Beaucoup rappellent en outre que la République centrafricaine n’est que partiellement soumise à l’autorité de Bangui. Sur 16 préfectures, huit vivent toujours sous l'occupation de différents groupes de rebelles et d'ex-rebelles. C’est notamment le cas dans le nord et dans l’est du pays (près des frontières avec le Tchad et le Soudan), où opère toujours la Convention des patriotes pour la justice et la paix (CPJP). D’autres groupes rebelles n’ont pas déposé les armes malgré le processus de pacification et pourraient troubler la tenue du vote.

L’enjeu législatif

Selon les observateurs de la situation centrafricaine, le président Bozizé part avec une avance certaine sur ses adversaires et pourrait bien, comme il le prédit, l’emporter dès le premier tour. L'issue du scrutin législatif est, en revanche, moins prévisible.
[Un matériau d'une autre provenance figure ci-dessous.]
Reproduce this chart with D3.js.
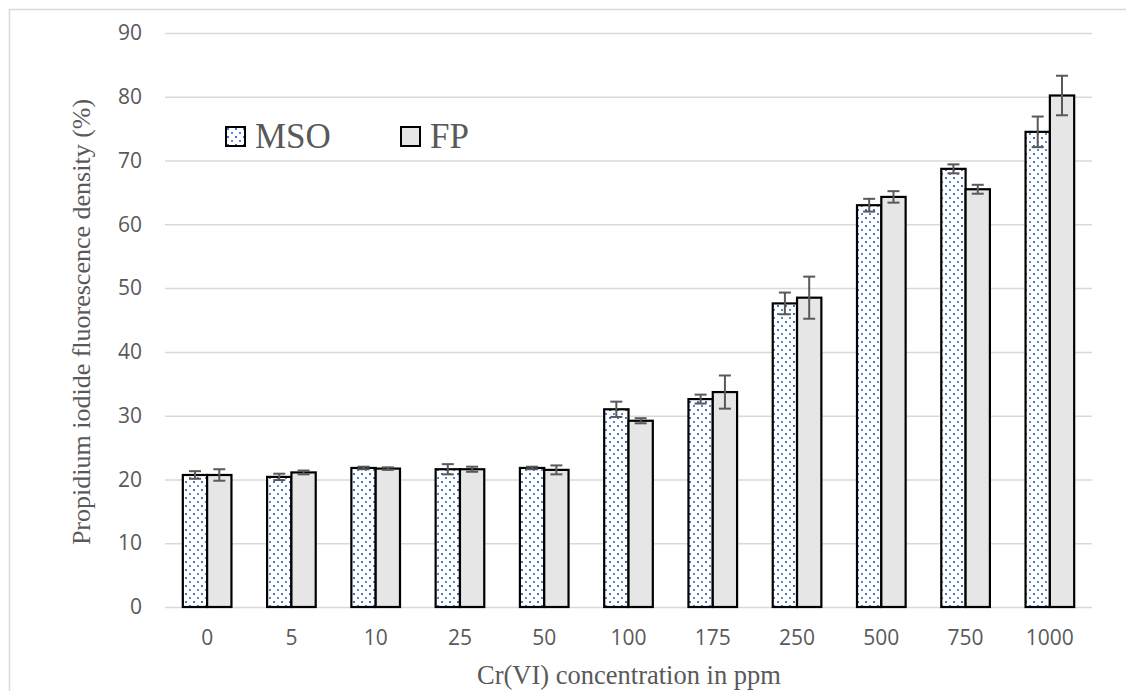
<!DOCTYPE html>
<html>
<head>
<meta charset="utf-8">
<script src="https://cdn.jsdelivr.net/npm/d3@7"></script>
<style>
  body { margin: 0; background: #fff; }
  svg { display: block; }
</style>
</head>
<body>
<script>
var categories = ['0', '5', '10', '25', '50', '100', '175', '250', '500', '750', '1000'];
var seriesNames = ['MSO', 'FP'];
var msoValues = [20.7, 20.4, 21.8, 21.6, 21.8, 31.0, 32.6, 47.6, 63.0, 68.7, 74.5];
var msoErrors = [0.6, 0.5, 0.2, 0.8, 0.2, 1.2, 0.7, 1.7, 1.0, 0.7, 2.4];
var fpValues = [20.7, 21.1, 21.7, 21.6, 21.5, 29.2, 33.7, 48.5, 64.3, 65.5, 80.2];
var fpErrors = [0.9, 0.3, 0.2, 0.4, 0.7, 0.4, 2.6, 3.3, 0.9, 0.7, 3.1];
var yTicks = [0, 10, 20, 30, 40, 50, 60, 70, 80, 90];

var w = 1126;
var h = 691;
var plotLeft = 165, plotRight = 1092, plotTop = 33, plotBottom = 607;
var serif = '"Liberation Serif", "Times New Roman", serif';
var sans = '"Open Sans", Calibri, sans-serif';
var textColor = '#595959';

var rows = [];
categories.forEach(function (c, i) {
  rows.push({ cat: c, series: 'MSO', value: msoValues[i], err: msoErrors[i] });
  rows.push({ cat: c, series: 'FP', value: fpValues[i], err: fpErrors[i] });
});

var svg = d3.select('body')
  .append('svg')
  .attr('width', w)
  .attr('height', h);

svg.append('rect')
  .attr('width', w).attr('height', h)
  .attr('fill', '#fff');

// dotted fill for MSO
var pat = svg.append('defs').append('pattern')
  .attr('id', 'dots')
  .attr('patternUnits', 'userSpaceOnUse')
  .attr('width', 8).attr('height', 8);
pat.append('rect').attr('width', 8).attr('height', 8).attr('fill', '#fff');
pat.append('rect').attr('x', 1).attr('y', 1).attr('width', 2).attr('height', 2).attr('fill', '#4472c4');
pat.append('rect').attr('x', 5).attr('y', 5).attr('width', 2).attr('height', 2).attr('fill', '#5b86d0');

// chart border
svg.append('rect')
  .attr('x', 9.5).attr('y', 9.5)
  .attr('width', 1130).attr('height', 700)
  .attr('fill', 'none')
  .attr('stroke', '#d9d9d9')
  .attr('stroke-width', 1.5);

var x0 = d3.scaleBand()
  .domain(categories)
  .range([plotLeft, plotRight])
  .paddingInner(0.423)
  .paddingOuter(0.2115);

var x1 = d3.scaleBand()
  .domain(seriesNames)
  .range([0, x0.bandwidth()]);

var yScale = d3.scaleLinear()
  .domain([0, 90])
  .range([plotBottom, plotTop]);

var fills = { MSO: 'url(#dots)', FP: '#e6e6e6' };

// y axis with gridlines
var yAxis = d3.axisLeft(yScale)
  .tickValues(yTicks)
  .tickSize(-(plotRight - plotLeft))
  .tickPadding(23);

var gy = svg.append('g')
  .attr('class', 'y_axis')
  .attr('transform', 'translate(' + plotLeft + ',0)')
  .call(yAxis);
gy.select('.domain').remove();
gy.selectAll('line')
  .attr('stroke', '#d9d9d9')
  .attr('stroke-width', 1.5);
gy.selectAll('text')
  .attr('fill', textColor)
  .style('font-family', sans)
  .style('font-size', '21px');

// x axis
var xAxis = d3.axisBottom(x0)
  .tickSize(0)
  .tickPadding(23);

var gx = svg.append('g')
  .attr('class', 'x_axis')
  .attr('transform', 'translate(0,' + plotBottom + ')')
  .call(xAxis);
gx.select('.domain').remove();
gx.selectAll('text')
  .attr('fill', textColor)
  .style('font-family', sans)
  .style('font-size', '21px');

// bars
svg.append('g')
  .selectAll('rect')
  .data(rows)
  .enter()
  .append('rect')
  .attr('x', d => x0(d.cat) + x1(d.series))
  .attr('y', d => yScale(d.value))
  .attr('width', x1.bandwidth())
  .attr('height', d => yScale(0) - yScale(d.value))
  .attr('fill', d => fills[d.series])
  .attr('stroke', '#000')
  .attr('stroke-width', 2.2);

// error bars
var eb = svg.append('g')
  .attr('stroke', '#595959')
  .attr('stroke-width', 2);
var cx = d => x0(d.cat) + x1(d.series) + x1.bandwidth() / 2;

eb.selectAll('line.stem')
  .data(rows)
  .enter()
  .append('line')
  .attr('class', 'stem')
  .attr('x1', cx).attr('x2', cx)
  .attr('y1', d => yScale(d.value - d.err))
  .attr('y2', d => yScale(d.value + d.err));

eb.selectAll('line.capTop')
  .data(rows)
  .enter()
  .append('line')
  .attr('class', 'capTop')
  .attr('x1', d => cx(d) - 6).attr('x2', d => cx(d) + 6)
  .attr('y1', d => yScale(d.value + d.err))
  .attr('y2', d => yScale(d.value + d.err));

eb.selectAll('line.capBottom')
  .data(rows)
  .enter()
  .append('line')
  .attr('class', 'capBottom')
  .attr('x1', d => cx(d) - 6).attr('x2', d => cx(d) + 6)
  .attr('y1', d => yScale(d.value - d.err))
  .attr('y2', d => yScale(d.value - d.err));

// legend
var legendX = [226, 401];
var legend = svg.append('g')
  .selectAll('g')
  .data(seriesNames)
  .enter()
  .append('g')
  .attr('transform', (d, i) => 'translate(' + legendX[i] + ',127)');

legend.append('rect')
  .attr('width', 19).attr('height', 19)
  .attr('fill', d => fills[d])
  .attr('stroke', '#000')
  .attr('stroke-width', 2);

legend.append('text')
  .attr('x', 29)
  .attr('y', 21)
  .attr('fill', textColor)
  .style('font-family', serif)
  .style('font-size', '35px')
  .text(d => d);

// axis titles
svg.append('text')
  .attr('x', (plotLeft + plotRight) / 2 + 0.5)
  .attr('y', 684)
  .attr('text-anchor', 'middle')
  .attr('fill', textColor)
  .style('font-family', serif)
  .style('font-size', '26.5px')
  .text('Cr(VI) concentration in ppm');

svg.append('text')
  .attr('transform', 'translate(90,322) rotate(-90)')
  .attr('text-anchor', 'middle')
  .attr('fill', textColor)
  .style('font-family', serif)
  .style('font-size', '26px')
  .text('Propidium iodide fluorescence density (%)');
</script>
</body>
</html>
Les électeurs doivent renouveller les 105 sièges du Parlement que briguent plus de 800 candidats. Le résultat des législatives pourrait être beaucoup plus favorable à l’opposition que celui de la présidentielle : le Kwa na Kwa (KNK) de Bozizé est encore un jeune parti, mal implanté localement, même s’il présente des candidats dans toutes les circonscriptions, alors que le MLPC de Ziguélé ou l’opposition du Rassemblement démocratique centrafricain (RDC) de feu l'ancien président André Kolingba sont plus connus des Centrafricains.

Interrogé par le magazine "Jeune Afrique" sur ses ambitions en cas de réélection, le président Bozizé a laissé entendre qu’il pourrait bien rester au pouvoir plus longtemps que prévu - la Constitution du pays limite le nombre de mandats présidentiels à deux successifs : "Si le peuple m’oblige à rester au-delà, moi, je suis un militaire. Je suis au service du peuple".

L’opposition, elle, ne craint qu’une chose : qu’une fois réélu, François Bozizé ne choisisse de réformer la Constitution pour être à nouveau candidat en 2016. Il lui faudra pour cela une large majorité au Parlement.